Journal de l'année Édition 1972 1972Éd. 1972

Les courses

Procès réels et fictifs

Vedette de l'année hippique 1971-72 : Monsieur X, dont le nom — Patrice des Moutis — a déjà été révélé au public à l'occasion de ses nombreux démêlés avec le PMU. Après une instruction qui n'a pas duré moins de neuf années, le procès de ce qu'on a appelé l'affaire du Prix de Bordeaux s'ouvre devant les juges de la 13e Chambre correctionnelle. À l'issue d'une course disputée à Vincennes le 2 décembre 1962, le PMU dénombra une accumulation anormale de paris tiercés comportant les cinq mêmes chevaux. 51 commissionnaires, représentant les commandos accusés d'avoir agi en violation de la loi de 1891 pour le compte d'un tiers à Marseille, Lyon, Lille et Bordeaux, sont présents dans la salle. L'interrogatoire d'identité révèle que certains collectionnent les condamnations. Considéré comme le cerveau de l'affaire, Patrice des Moutis, accusé de complicité de tentative d'escroquerie, transforme son propre procès en celui du PMU. Il expose sa conviction que cet organisme ne comptabilise pas tous les paris qu'il reçoit. Les débats durent six jours et, après un délibéré de deux mois, le tribunal rend sa sentence : Patrice des Moutis et ses coïnculpés sont relaxés. Phrase clé du jugement : « De simples spéculations à partir d'éléments incertains ne permettent pas de désigner Patrice des Moutis comme le maître d'œuvre d'une opération d'ensemble destinée à dépasser le plafond des enjeux... »
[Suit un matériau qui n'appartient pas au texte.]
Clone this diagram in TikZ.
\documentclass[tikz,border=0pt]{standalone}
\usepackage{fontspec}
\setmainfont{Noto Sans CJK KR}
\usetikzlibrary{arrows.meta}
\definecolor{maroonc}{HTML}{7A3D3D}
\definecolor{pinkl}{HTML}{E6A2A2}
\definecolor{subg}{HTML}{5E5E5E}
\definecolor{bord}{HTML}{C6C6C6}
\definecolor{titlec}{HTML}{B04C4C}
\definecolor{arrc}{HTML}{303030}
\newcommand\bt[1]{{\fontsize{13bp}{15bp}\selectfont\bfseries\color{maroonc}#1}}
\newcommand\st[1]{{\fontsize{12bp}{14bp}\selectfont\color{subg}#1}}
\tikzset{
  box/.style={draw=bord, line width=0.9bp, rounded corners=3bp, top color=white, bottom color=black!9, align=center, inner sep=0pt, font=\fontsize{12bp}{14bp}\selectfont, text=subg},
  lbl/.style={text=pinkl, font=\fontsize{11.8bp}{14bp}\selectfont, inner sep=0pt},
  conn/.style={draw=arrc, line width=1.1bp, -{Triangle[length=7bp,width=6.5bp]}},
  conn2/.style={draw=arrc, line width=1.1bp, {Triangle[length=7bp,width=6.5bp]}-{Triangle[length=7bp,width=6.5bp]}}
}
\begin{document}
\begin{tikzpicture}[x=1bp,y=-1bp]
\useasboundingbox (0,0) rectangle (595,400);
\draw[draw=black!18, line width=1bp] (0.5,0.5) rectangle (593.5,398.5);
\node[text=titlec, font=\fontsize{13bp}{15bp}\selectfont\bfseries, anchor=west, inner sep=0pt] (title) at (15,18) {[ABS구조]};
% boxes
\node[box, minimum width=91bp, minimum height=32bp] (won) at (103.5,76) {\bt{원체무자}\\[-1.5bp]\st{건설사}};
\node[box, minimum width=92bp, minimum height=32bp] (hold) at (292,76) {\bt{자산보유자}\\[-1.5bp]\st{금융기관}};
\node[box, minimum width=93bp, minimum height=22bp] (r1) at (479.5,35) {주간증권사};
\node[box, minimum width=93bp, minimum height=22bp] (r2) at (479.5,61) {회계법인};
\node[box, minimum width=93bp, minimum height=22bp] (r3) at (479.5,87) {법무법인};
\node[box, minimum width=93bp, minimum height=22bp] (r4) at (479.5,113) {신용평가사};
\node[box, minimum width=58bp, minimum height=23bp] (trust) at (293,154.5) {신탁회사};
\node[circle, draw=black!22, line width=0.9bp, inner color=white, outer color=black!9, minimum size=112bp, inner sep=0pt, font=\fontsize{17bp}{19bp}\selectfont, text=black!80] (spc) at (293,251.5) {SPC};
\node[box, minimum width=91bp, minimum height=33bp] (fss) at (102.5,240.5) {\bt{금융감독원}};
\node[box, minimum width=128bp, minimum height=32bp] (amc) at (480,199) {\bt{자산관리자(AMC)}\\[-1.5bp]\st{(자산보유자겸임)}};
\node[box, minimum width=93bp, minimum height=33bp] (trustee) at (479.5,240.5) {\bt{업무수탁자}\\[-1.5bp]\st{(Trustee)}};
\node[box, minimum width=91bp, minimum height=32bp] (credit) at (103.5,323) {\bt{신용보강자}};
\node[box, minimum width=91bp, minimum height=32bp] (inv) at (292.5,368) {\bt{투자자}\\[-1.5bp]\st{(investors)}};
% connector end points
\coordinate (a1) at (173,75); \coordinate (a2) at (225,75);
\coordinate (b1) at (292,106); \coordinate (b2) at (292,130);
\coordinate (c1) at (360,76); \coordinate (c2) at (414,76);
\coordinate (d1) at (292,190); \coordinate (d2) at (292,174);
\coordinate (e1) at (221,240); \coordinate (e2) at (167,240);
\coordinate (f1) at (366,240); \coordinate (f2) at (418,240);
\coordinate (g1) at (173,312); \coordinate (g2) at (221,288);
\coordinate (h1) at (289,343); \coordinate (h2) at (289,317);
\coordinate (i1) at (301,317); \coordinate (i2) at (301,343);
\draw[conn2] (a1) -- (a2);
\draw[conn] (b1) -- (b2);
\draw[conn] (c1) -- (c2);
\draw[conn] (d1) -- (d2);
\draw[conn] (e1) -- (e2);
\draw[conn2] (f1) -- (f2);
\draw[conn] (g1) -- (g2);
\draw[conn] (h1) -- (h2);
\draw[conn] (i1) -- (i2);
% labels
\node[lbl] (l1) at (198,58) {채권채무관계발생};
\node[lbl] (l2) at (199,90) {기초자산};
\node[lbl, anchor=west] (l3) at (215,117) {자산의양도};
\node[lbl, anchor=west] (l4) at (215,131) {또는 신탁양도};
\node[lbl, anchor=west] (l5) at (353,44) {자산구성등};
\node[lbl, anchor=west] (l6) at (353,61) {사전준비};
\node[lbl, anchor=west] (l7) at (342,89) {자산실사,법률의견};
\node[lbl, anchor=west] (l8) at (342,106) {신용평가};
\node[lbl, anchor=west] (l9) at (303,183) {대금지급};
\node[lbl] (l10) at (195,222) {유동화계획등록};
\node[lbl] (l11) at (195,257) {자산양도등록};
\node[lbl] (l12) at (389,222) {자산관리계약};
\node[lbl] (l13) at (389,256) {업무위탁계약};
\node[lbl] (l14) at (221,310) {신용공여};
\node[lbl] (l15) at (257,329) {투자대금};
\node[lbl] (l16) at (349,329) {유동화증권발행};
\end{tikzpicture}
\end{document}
Les sociétés de courses et le Trésor public devront supporter les frais de justice, mais, le jugement n'étant pas exécutoire tant qu'il n'a pas été confirmé en appel, les 4 065 638 F de gains litigieux (qui, avec les intérêts, représentent quelque 7 millions aujourd'hui) réalisés par les amis de M. X lors du Prix de Bordeaux restent bloqués.
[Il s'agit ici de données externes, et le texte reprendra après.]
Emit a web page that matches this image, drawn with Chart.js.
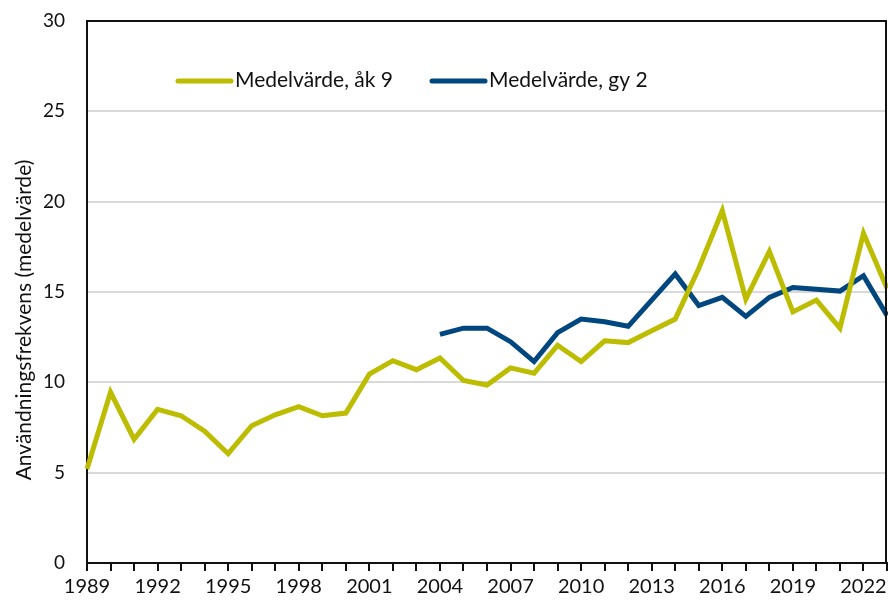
<!DOCTYPE html>
<html>
<head>
<meta charset="utf-8">
<script src="https://cdn.jsdelivr.net/npm/chart.js@4"></script>
<style>
  html, body { margin: 0; padding: 0; background: #fff; }
  #wrap { width: 888px; height: 603px; }
</style>
</head>
<body>
<div id="wrap"><canvas id="myChart"></canvas></div>
<script>
const years = [];
for (let y = 1989; y <= 2023; y++) years.push(String(y));

const ak9 = [5.2, 9.45, 6.85, 8.5, 8.15, 7.3, 6.05, 7.6, 8.2, 8.65, 8.15, 8.3, 10.45, 11.2, 10.7, 11.35,
  10.1, 9.85, 10.8, 10.5, 12.05, 11.15, 12.3, 12.2, 12.85, 13.5, 16.3, 19.5, 14.6, 17.25, 13.9, 14.55, 13.0, 18.25, 15.2];
const gy2 = [null, null, null, null, null, null, null, null, null, null, null, null, null, null, null, 12.65,
  13.0, 13.0, 12.25, 11.15, 12.75, 13.5, 13.35, 13.1, 14.55, 16.0, 14.25, 14.7, 13.65, 14.7, 15.25, 15.15, 15.05, 15.9, 13.7];
const yTicks = [0, 5, 10, 15, 20, 25, 30];

const font = 'Lato, "DejaVu Sans", sans-serif';
const yellow = '#bcbc00';
const blue = '#00467f';

const extras = {
  id: 'extras',
  afterDraw(chart) {
    const c = chart.ctx;
    const a = chart.chartArea;
    c.save();
    // frame top and right
    c.strokeStyle = '#111';
    c.lineWidth = 2;
    c.beginPath();
    c.moveTo(a.left, a.top);
    c.lineTo(a.right - 1, a.top);
    c.lineTo(a.right - 1, a.bottom);
    c.stroke();

    // legend inside plot
    c.font = '21px ' + font;
    c.textBaseline = 'middle';
    c.fillStyle = '#111';
    c.lineWidth = 5;
    c.lineCap = 'round';
    const items = [
      { x: 178, t: chart.data.datasets[0].label, col: yellow },
      { x: 432, t: chart.data.datasets[1].label, col: blue }
    ];
    items.forEach(it => {
      c.strokeStyle = it.col;
      c.beginPath();
      c.moveTo(it.x, 81);
      c.lineTo(it.x + 53, 81);
      c.stroke();
      c.fillText(it.t, it.x + 57, 80);
    });

    // y title
    c.translate(24, 320);
    c.rotate(-Math.PI / 2);
    c.textAlign = 'center';
    c.font = '21px ' + font;
    c.fillText('Användningsfrekvens (medelvärde)', 0, 0);
    c.restore();
  }
};

new Chart(document.getElementById('myChart'), {
  type: 'line',
  data: {
    labels: years,
    datasets: [{
      label: 'Medelvärde, åk 9',
      data: ak9,
      borderColor: yellow,
      backgroundColor: yellow,
      borderWidth: 5,
      pointRadius: 0,
      tension: 0
    }, {
      label: 'Medelvärde, gy 2',
      data: gy2,
      borderColor: blue,
      backgroundColor: blue,
      borderWidth: 5,
      pointRadius: 0,
      tension: 0,
      spanGaps: false
    }]
  },
  options: {
    responsive: true,
    maintainAspectRatio: false,
    animation: false,
    layout: { padding: { top: 21, right: 1, left: 0, bottom: 0 } },
    plugins: {
      legend: { display: false },
      tooltip: { enabled: false }
    },
    scales: {
      x: {
        offset: false,
        afterFit(s) { s.height = 40; s.paddingLeft = 0; s.paddingRight = 0; },
        grid: {
          drawOnChartArea: false,
          drawTicks: true,
          tickLength: 8,
          tickColor: '#111',
          lineWidth: 2
        },
        border: { display: true, color: '#111', width: 2 },
        ticks: {
          autoSkip: false,
          maxRotation: 0,
          color: '#111',
          font: { family: font, size: 20 },
          padding: 4,
          callback(v, i) { return i % 3 === 0 ? years[i] : ''; }
        }
      },
      y: {
        min: 0,
        max: 30,
        afterFit(s) { s.width = 87; s.paddingTop = 0; s.paddingBottom = 0; },
        afterBuildTicks(s) { s.ticks = yTicks.map(v => ({ value: v })); },
        grid: {
          color: '#d9d9d9',
          lineWidth: 2,
          drawTicks: false
        },
        border: { display: true, color: '#111', width: 2 },
        ticks: {
          color: '#111',
          font: { family: font, size: 19 },
          padding: 22
        }
      }
    }
  },
  plugins: [extras]
});
</script>
</body>
</html>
À l'occasion de ce procès, le tiercé est à plusieurs reprises mis sur la sellette, notamment à la télévision où M. X est invité à s'expliquer devant des journalistes et au cours d'une décevante émission de la série Procès. Bien que le montant des paris soit stationnaire, il ne semble pas, toutefois, que ce jeu connaisse un engouement moindre que les années précédentes.

Pour les courses, cette année marque un tournant et une arrivée. L'arrivée est celle des propriétaires japonais qui, jusqu'à présent importateurs de pur-sang — notamment d'étalons qu'ils payaient très chers —, semblent maintenant vouloir s'implanter en France. La victoire de Hard to Beat dans le Jockey-Club va certainement susciter des vocations : la télévision japonaise consacre deux heures d'antenne à la réunion de Chantilly. Acheté 6 millions de francs huit jours avant la course par Jungo Kashiyama, Hard to Beat en vaut 10 après son succès. Le tournant concerne l'élevage : fait curieux, la plupart des grandes épreuves classiques reviennent à des chevaux payés à des prix relativement modestes : Rescousse, gagnante du Prix de Diane : 30 000 F ; Prodice, gagnante du Saint-Alary et seconde du Prix de Diane : 7 000 F ; Hard to Beat yearling : 12 000 F, alors que les grands élevages traditionnels semblent marquer le pas et ne plus produire de cracks.

Aux courses, les hommes ont autant d'importance que les chevaux. Cette année est marquée par un mouvement d'entraîneurs : Albert Klimscha quitte la comtesse Batthyany, qui confie son important effectif à l'Argentin Ange Penna (qui ramène le jockey Jean Cruguet des États-Unis où il était considéré comme l'un des meilleurs professionnels) ; Daniel Wildenstein se sépare de Maurice Zilber : ses chevaux vont chez Albert Klimscha pour le plat et chez Georges Pelat pour l'obstacle ; l'ancien crack jockey britannique George Moore, installé à Chantilly, connaît, en tant qu'entraîneur, une carrière de météore : N.B. Hunt lui retire ses chevaux, qu'il confie à Maurice Zilber.

Yves Saint-Martin reste, aux yeux de beaucoup d'observateurs, le no 1 : en juin 1972, il est tête de liste des jockeys et il n'est pas impossible qu'il retrouve une cravache d'or qui, l'année dernière, est revenue à Freddy Head. En tout cas, sa victoire avec Rescousse, dans le Prix de Diane, restera comme modèle.